从现代性自身的发展逻辑来讲,地方性是现代性发展和认识的新阶段。现代性是一个总体性概念,是在“现代”的时间意义上,伴随人类社会各方面现代化进程而形成的现代社会总体性特征。周宪便认为“现代性更倾向于一个总体性概念,它揭示了现代社会和文化转变及其特征”,是包含现代、现代主义、现代化三个概念的总体性概念,而其本身又具有复杂的意义。周宪借用了本雅明的“星丛”概念来比喻现代性,本雅明的著名比喻为“理念之于对象正如星丛之于星星”,作为整体性理念的现代性正如一个星丛,而建立在不同对象上的对现代性的理解则如一颗颗星星,“概念的功能是把现象聚集在一起”,“理念存在于不可化约的多元性之中”,而概念的总体性会消解其内部的差异和矛盾。为了更深入地理解现代性需要从同一性转向差异性,“从整体性转入地方性(或局部性)”,要“把现代性作为一种地方性概念”,或者说现代性是“作为地方性概念的现代性”。

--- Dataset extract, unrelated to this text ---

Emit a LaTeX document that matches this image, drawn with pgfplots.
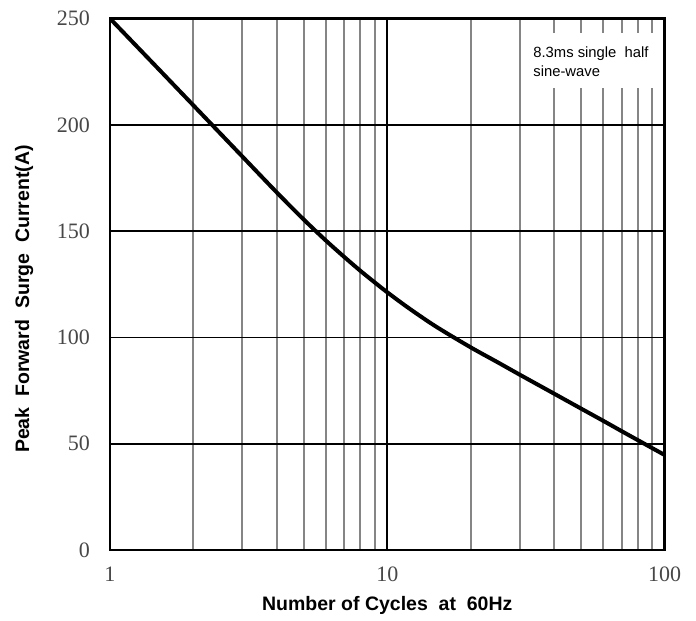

东北农村题材影视剧中“地方性”是极有意义的。在现代社会中,随着经济全球化的快速发展,整个世界几乎均被统一到了全球一体化的进程中来,被赶上历史的单行道,这是现代化的弊端之一。它迫使整个人类不自觉地进入现代性的一致标准之中,从而取消了人类生活样态的多样化,这是极其可怕的。而东北农村题材影视剧的“地方性”意义就在于其以一种拒绝的姿态抗拒着现代性的同一性对东北农村生活形态与文化形态的肆意侵蚀与同化。地方性可以使文艺作品以一种主体性的姿态融入一种世界性之中,而且文艺作品越富于地方色彩,就越具有国际性。鲁迅在论述木刻艺术的发展时曾经讲过一个一般性的论断:“现在的文学也一样,有地方色彩的,倒容易成为世界的,即为别国所注意。”

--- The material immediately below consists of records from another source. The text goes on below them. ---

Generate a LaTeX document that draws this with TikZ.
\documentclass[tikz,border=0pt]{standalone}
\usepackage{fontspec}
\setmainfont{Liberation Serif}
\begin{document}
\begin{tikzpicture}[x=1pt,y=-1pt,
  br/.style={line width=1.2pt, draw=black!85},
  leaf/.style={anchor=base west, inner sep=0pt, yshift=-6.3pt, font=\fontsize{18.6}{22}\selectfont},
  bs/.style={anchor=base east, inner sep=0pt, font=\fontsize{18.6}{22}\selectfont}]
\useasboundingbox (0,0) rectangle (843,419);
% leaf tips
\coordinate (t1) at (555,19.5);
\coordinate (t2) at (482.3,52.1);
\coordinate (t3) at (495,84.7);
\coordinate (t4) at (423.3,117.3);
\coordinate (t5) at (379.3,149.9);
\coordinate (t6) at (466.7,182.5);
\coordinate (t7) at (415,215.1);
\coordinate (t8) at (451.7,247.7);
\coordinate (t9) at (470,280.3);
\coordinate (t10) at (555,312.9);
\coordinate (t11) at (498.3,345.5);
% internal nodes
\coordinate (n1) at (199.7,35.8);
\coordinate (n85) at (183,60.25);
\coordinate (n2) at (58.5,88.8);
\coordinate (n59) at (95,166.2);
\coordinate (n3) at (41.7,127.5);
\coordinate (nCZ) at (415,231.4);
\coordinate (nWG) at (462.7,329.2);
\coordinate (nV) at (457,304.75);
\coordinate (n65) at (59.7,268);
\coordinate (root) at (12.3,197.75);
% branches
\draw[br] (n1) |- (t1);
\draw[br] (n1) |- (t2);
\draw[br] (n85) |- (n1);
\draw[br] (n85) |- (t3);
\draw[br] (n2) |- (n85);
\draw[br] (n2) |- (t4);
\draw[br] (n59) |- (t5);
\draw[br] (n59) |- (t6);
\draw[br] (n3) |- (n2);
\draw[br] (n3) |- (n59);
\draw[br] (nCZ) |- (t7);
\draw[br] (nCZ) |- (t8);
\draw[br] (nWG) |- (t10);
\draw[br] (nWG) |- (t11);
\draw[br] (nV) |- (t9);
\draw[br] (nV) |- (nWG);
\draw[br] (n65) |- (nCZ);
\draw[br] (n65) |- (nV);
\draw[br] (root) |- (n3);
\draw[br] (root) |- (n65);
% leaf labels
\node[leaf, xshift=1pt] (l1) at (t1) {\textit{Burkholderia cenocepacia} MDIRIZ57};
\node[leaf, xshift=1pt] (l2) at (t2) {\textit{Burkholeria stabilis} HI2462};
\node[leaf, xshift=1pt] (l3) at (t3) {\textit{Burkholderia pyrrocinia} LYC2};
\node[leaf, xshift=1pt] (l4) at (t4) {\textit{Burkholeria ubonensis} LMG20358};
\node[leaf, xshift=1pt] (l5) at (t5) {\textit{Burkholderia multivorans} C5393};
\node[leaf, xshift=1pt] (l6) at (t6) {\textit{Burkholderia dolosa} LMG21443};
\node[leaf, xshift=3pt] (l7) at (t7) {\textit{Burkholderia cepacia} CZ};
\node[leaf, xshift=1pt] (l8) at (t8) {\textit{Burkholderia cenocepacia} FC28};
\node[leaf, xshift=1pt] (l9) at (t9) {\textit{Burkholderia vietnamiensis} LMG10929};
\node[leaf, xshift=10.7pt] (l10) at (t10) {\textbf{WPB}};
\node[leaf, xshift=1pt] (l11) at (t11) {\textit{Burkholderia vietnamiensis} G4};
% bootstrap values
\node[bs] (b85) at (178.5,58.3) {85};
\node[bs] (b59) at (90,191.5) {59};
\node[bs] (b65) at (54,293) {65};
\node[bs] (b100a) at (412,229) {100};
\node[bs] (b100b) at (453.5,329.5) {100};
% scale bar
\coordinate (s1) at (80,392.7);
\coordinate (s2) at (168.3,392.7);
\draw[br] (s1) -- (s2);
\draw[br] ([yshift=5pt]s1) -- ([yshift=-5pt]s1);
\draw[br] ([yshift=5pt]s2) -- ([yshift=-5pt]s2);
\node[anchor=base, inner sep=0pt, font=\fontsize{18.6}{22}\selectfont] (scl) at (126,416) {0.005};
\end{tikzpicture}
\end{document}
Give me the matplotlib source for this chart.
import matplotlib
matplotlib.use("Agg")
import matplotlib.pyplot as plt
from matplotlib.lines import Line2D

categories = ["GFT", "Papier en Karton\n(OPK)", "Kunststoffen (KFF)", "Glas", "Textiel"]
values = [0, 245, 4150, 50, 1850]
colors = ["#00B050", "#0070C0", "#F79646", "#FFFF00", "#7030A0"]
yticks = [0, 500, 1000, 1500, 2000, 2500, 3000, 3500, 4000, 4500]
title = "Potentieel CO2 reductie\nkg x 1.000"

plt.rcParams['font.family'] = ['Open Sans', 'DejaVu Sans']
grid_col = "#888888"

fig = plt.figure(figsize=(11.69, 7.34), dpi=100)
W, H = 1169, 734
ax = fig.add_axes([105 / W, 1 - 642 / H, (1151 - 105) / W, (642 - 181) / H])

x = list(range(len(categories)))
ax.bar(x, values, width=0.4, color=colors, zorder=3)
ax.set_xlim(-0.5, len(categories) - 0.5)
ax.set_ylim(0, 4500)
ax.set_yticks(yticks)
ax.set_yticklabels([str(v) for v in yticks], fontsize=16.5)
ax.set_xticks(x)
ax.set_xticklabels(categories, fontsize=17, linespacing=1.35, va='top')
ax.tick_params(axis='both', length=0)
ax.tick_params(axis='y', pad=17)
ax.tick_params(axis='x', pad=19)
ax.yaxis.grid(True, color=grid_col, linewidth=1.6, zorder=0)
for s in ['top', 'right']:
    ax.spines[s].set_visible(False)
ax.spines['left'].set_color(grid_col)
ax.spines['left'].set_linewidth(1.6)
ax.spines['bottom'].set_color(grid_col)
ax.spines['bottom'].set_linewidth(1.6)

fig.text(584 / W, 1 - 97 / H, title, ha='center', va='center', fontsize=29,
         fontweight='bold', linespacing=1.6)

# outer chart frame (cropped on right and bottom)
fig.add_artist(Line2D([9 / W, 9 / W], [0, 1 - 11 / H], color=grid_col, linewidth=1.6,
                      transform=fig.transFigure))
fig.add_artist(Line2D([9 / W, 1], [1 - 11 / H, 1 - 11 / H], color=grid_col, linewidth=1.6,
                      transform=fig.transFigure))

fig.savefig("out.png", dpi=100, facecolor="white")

但如若要探究这种拒绝姿态的内外形成机制,则颇使我们有一种反讽之感。一方面,东北农村题材影视剧的主创人员之所以要强化这种“地方性”,其根本目的在于迎合观众需要,从而带来收益,这本身就是一种对现代性俯首帖耳的姿态,而更具讽刺意味的是,从某种角度讲,他们之所以强调地方性是为了嘲讽这种地方性而供观众取乐,这也是其向娱乐化、喜剧化发展的一个重要原因。另一方面,东北农村题材影视剧中这种地方性的生产说到底是一种再生产。影视剧的地方性“生产”有两层含义:一是将东北自然景观与文化景观通过摄像机呈现在电视(影)画面上,这本身就是一种生产;二是在影片的创作与拍摄过程中,主创人员根据需要必定会将东北原生态的形态,尤其是文化形态加以改良、夸大或扭曲变形,以符合媒介传播的规范并适应观众的欣赏需求,这是更高一级的“生产”。

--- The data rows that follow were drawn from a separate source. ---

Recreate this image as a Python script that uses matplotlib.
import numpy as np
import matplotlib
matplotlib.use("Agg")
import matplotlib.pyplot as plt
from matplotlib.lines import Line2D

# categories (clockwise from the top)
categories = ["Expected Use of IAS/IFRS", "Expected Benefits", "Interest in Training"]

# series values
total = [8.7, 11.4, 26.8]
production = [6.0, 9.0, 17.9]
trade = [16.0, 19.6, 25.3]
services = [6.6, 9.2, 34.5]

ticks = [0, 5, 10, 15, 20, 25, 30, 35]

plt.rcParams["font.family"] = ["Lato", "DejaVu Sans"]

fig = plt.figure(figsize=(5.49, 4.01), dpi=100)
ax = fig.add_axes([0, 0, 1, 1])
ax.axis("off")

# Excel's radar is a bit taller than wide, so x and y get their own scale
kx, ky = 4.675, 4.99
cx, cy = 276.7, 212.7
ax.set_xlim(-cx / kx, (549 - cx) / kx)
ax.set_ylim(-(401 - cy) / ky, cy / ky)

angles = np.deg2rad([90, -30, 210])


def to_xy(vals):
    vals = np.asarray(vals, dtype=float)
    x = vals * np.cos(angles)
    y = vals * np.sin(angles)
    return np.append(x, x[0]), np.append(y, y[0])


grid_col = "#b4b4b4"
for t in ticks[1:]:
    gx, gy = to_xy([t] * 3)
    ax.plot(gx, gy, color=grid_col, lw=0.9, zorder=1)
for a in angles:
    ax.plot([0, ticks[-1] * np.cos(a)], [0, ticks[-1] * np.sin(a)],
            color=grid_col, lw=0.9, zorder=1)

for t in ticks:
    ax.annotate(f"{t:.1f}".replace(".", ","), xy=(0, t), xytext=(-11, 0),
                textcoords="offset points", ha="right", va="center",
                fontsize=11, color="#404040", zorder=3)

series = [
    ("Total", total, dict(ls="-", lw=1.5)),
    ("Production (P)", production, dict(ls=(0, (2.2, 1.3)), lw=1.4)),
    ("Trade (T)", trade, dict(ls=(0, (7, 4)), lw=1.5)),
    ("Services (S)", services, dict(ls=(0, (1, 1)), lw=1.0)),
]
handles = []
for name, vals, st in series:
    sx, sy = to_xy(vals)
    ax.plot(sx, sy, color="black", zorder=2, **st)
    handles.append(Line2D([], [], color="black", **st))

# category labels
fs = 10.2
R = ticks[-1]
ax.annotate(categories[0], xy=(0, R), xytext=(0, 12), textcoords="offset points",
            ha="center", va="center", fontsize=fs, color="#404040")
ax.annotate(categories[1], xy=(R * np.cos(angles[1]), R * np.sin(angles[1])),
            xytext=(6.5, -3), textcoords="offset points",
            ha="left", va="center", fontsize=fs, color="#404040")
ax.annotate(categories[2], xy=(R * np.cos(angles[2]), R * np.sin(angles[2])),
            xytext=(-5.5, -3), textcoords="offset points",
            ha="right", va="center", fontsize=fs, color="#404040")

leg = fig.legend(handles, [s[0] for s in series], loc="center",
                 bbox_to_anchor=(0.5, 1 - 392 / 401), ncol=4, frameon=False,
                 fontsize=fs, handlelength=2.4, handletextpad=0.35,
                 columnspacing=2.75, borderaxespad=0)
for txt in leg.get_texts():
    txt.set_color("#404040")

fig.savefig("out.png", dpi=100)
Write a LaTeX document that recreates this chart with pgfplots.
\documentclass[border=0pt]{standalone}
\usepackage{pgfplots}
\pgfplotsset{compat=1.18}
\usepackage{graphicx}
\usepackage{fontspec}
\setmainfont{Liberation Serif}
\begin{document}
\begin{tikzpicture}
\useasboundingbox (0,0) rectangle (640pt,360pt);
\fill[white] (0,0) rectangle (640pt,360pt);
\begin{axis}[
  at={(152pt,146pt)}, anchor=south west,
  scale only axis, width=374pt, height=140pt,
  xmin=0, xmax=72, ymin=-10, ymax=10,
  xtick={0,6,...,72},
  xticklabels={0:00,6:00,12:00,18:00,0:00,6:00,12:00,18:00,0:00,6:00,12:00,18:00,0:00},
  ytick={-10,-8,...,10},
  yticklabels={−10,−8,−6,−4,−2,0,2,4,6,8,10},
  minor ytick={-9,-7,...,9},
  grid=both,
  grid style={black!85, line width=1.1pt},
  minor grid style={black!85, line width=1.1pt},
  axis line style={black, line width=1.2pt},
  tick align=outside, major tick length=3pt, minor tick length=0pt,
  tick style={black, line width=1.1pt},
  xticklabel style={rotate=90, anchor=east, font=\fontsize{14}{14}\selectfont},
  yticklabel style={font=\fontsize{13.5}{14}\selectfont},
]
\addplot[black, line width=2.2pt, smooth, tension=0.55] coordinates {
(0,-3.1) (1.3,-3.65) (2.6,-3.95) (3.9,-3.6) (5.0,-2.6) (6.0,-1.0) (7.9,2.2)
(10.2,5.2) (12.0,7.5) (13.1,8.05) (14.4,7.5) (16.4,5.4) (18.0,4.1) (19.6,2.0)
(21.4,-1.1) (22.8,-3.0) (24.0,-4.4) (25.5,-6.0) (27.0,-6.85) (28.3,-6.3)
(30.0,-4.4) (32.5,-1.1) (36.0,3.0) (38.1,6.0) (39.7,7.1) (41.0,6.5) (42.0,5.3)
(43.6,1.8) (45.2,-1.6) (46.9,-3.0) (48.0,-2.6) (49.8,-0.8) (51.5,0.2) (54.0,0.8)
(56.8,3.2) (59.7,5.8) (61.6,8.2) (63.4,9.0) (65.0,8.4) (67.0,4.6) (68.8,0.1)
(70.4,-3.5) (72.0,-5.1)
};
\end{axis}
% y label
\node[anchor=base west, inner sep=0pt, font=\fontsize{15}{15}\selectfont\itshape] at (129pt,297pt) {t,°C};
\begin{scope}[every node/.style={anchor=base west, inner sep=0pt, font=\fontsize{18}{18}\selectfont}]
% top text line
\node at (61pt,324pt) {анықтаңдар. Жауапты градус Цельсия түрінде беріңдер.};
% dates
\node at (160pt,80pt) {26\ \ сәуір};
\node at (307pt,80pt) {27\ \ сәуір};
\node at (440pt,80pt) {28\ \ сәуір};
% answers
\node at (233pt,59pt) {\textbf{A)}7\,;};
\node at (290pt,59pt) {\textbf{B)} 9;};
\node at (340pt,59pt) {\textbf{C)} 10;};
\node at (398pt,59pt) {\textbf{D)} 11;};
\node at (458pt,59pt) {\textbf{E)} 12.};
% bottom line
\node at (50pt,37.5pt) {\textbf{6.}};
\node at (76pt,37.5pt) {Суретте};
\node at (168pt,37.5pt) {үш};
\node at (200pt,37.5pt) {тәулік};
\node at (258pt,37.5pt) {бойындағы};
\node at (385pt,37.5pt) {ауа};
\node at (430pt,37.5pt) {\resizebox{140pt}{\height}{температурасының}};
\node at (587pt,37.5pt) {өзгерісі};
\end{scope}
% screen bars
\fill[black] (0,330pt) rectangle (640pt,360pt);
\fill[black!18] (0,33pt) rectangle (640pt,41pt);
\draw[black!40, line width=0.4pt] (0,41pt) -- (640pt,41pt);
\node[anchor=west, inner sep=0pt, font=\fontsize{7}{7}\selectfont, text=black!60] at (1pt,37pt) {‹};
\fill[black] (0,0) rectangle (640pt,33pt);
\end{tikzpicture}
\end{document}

虽然东北地方性在农村影视剧中的呈现带有某种必然性,但不得不指出的是这种地方性的呈现是一种伪呈现,即这是一种被生产出来的地方性。而反讽的是,真实的东北农村生活在很大程度上并不积极葆有这种地方性,而是采取一种向现代性积极靠拢的姿态。由这两方面可以看出,在阴差阳错中诞生的这种东北地方性的再生产反倒更复杂的意义与意味。